Although 'The Girls-Herdsman' is a German production, it was filmed in Prague and benefits greatly from authentic exterior locations in the seamier districts of that city. I'm not sure if Prague ever had an equivalent to the Reeperbahn, but this movie would seem to indicate that it did. Considering the economic situation in Europe in 1919, I readily understand why so many people turned to criminal livelihoods, and why the police and other authority figures were widely regarded as corrupt. However, I can't help wondering if the decision by someone at the Berlin-based Künstlerfilm GmbH (this film's production company) to shoot 'Der Mädchenhirt' in Prague (where the original novel was set) might not at least partly have been a gambit to mollify German audiences and censors: you see, all this corruption and vice is taking place over there in Czechoslovakia, not here in Germany!

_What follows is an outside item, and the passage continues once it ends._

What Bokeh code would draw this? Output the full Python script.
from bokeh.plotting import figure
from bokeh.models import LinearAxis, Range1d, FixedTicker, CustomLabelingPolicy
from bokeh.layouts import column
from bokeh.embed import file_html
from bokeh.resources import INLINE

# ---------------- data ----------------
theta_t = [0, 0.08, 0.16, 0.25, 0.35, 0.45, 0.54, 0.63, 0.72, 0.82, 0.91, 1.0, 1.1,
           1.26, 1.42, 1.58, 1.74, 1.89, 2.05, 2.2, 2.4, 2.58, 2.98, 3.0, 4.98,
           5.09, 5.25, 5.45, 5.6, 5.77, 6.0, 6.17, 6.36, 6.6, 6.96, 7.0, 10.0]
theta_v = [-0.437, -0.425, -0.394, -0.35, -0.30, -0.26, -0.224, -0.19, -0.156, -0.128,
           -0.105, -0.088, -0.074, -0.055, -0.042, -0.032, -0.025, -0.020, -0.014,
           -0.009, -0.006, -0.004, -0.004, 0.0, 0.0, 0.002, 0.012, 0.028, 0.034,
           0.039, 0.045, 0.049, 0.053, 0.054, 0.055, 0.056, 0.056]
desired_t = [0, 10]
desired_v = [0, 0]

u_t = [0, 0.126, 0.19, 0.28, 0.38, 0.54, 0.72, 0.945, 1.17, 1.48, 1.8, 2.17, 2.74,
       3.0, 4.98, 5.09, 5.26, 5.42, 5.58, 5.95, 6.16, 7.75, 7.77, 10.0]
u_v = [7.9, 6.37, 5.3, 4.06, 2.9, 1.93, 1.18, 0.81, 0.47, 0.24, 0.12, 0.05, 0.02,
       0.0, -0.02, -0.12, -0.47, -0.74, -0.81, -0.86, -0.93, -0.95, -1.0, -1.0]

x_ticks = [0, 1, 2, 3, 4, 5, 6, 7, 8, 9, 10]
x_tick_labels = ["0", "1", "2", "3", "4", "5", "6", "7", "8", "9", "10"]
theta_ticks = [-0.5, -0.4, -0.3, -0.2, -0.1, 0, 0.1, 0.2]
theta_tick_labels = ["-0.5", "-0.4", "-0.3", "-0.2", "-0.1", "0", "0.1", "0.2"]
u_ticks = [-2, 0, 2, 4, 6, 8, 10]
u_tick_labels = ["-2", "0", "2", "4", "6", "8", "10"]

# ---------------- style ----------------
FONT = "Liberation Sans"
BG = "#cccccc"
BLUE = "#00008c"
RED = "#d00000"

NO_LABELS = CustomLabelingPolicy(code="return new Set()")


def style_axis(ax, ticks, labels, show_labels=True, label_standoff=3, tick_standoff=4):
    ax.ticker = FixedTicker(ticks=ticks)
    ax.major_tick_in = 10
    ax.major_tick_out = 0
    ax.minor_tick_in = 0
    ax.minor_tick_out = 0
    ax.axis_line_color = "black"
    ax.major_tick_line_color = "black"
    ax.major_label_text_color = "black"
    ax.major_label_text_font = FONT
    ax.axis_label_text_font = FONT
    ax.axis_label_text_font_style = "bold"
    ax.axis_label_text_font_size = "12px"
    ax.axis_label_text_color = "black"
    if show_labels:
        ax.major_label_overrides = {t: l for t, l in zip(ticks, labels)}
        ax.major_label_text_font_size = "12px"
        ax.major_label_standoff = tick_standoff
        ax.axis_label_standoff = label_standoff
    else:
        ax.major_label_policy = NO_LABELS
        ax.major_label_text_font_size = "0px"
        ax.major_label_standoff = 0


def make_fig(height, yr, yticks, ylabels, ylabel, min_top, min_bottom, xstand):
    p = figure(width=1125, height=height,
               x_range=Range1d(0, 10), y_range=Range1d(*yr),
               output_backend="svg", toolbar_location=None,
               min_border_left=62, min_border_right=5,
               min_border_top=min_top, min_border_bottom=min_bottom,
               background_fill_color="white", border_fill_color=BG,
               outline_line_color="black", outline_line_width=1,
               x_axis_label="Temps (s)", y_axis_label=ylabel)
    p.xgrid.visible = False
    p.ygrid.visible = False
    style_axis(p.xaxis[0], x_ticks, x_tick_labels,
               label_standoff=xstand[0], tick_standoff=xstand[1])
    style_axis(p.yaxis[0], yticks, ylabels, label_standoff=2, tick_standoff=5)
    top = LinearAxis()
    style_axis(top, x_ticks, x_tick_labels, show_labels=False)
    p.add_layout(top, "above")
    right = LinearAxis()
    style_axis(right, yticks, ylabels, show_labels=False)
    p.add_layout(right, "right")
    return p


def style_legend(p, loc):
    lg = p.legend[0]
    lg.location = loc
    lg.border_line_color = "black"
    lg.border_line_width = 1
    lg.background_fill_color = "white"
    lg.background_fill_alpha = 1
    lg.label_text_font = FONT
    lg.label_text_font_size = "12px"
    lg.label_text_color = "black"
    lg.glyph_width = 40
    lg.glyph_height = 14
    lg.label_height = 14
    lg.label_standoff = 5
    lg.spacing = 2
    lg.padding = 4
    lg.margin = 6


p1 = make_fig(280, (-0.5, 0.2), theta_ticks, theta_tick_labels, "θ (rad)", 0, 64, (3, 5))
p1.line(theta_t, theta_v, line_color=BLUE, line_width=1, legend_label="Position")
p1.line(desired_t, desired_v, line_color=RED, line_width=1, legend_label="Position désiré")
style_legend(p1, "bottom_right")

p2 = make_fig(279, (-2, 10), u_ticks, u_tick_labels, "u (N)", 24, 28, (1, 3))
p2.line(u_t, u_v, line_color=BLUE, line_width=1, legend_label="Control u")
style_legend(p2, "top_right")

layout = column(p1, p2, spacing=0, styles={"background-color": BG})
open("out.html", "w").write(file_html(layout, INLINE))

Director Karl Grune shows a sure hand with this material, and at several points during the screening I felt as if I was watching the same dark underworld depicted by Fritz Lang (my favourite director) in his masterpiece 'M' ... in fact, several cast and crew involved in 'Der Mädchenhirt' also worked with Lang. In my estimation, 'M' will always rate a 10 out of 10. As for 'Der Mädchenhirt': this movie would make an excellent companion piece to 'M' in a double-feature screening, and that's high praise indeed. Despite my dislike for a couple of plot twists that weren't quite so twisted as they pretended to be, I'll rate this excellent film 8 out of 10.